(updated 21 May 05)

Well, we've had a little bit of a change here...I am sad to say that Slyph won't be heading this contest anymore...he had a lot of personal things to attend to...so he had to step down. I am happy, however, to announce the return of our former NYCM judge, Jankath....who graciously accepted to take the helm here at the "Rotating Contest" slot...and at the old "salary", too! ;)

Hosted by Jankath

Orson Welles: The Day After The Broadcast Of "The War Of The Worlds"
(Topic suggested by NITRAMXXX@AOL.COM)

PSYCH! (Chick65@aol.com) More like, "Psychos!"

Millions of Americans express bitter disappointment upon learning New Jersey wasn't really destroyed. (GrigsbyOK@hotmail.com) ....Never insult the host's hometown....never insult the host's hometown.....you people never learn!
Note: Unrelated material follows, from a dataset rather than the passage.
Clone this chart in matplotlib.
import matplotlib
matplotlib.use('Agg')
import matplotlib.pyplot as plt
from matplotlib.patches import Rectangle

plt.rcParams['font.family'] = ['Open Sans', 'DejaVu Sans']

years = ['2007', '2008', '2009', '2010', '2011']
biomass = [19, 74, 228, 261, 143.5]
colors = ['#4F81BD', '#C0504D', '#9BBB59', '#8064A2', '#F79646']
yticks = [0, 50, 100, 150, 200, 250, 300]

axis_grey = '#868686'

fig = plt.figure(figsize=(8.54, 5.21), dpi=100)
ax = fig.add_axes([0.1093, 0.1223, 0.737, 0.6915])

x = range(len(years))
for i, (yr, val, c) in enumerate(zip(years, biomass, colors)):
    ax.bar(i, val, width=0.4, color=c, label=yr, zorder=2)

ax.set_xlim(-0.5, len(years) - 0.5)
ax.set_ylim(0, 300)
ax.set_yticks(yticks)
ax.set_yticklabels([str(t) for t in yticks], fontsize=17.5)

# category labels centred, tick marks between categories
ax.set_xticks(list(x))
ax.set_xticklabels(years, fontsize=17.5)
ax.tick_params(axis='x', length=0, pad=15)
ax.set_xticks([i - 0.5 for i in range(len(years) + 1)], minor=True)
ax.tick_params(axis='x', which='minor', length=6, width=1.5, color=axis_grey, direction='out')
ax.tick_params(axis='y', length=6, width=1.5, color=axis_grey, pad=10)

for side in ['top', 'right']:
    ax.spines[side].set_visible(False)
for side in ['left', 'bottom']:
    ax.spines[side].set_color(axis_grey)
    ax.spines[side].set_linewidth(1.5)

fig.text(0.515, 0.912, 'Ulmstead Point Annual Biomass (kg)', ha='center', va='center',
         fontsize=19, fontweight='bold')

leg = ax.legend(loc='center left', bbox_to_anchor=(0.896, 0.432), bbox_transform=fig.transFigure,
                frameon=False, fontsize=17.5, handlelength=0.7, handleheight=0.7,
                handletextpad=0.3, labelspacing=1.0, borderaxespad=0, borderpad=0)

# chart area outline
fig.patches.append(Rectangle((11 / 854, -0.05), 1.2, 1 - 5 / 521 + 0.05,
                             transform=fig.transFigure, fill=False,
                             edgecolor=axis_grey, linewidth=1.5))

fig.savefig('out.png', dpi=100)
For all of you that suffered coronaries from the broadcast...good news! A team of benevolent medically advanced Martian doctors is headed our way. (maxcel200@aol.com)
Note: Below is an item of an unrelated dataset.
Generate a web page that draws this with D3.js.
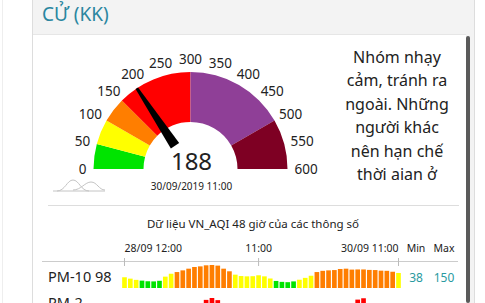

"The preceeding was a test of the Emergency Scaremongering System. Had it been a real alien invasion, you'd all be dead by now." (HerzogVon@aol.com)

My God! Barnum said there's a sucker born every minute, but I didn't think that many of them owned radios. (bhsmrtgrrl@yahoo.com)
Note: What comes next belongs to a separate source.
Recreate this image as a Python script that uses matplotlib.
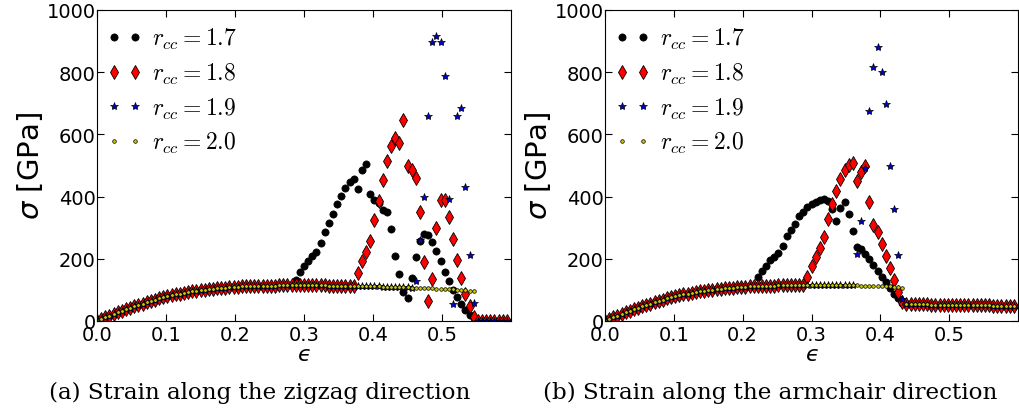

Fruit of the Loom stock soars as people rush to replace ruined skivvies. (wedrixe@netscape.net)

"Something tells me that three-legged races will never be the same again at New Jersey picnic games...." (cmndrnineveh@aol.com)

"Orson, we've lost Mars Bars as a sponsor." (mashallaha@aol.com)

I hope one day a guy named Speilberg turns this into a piece of crap. (amfpsych@aol.com)

The way everybody reacted, you'd think there's no intelligent life down here either. (mykehalpinstudio@aol.com)

For all of you who entered something about "that" commercial, I honor the late Johnny Carson, who said: "I will sell no wine before its time...........IT'S TIME!!!!!"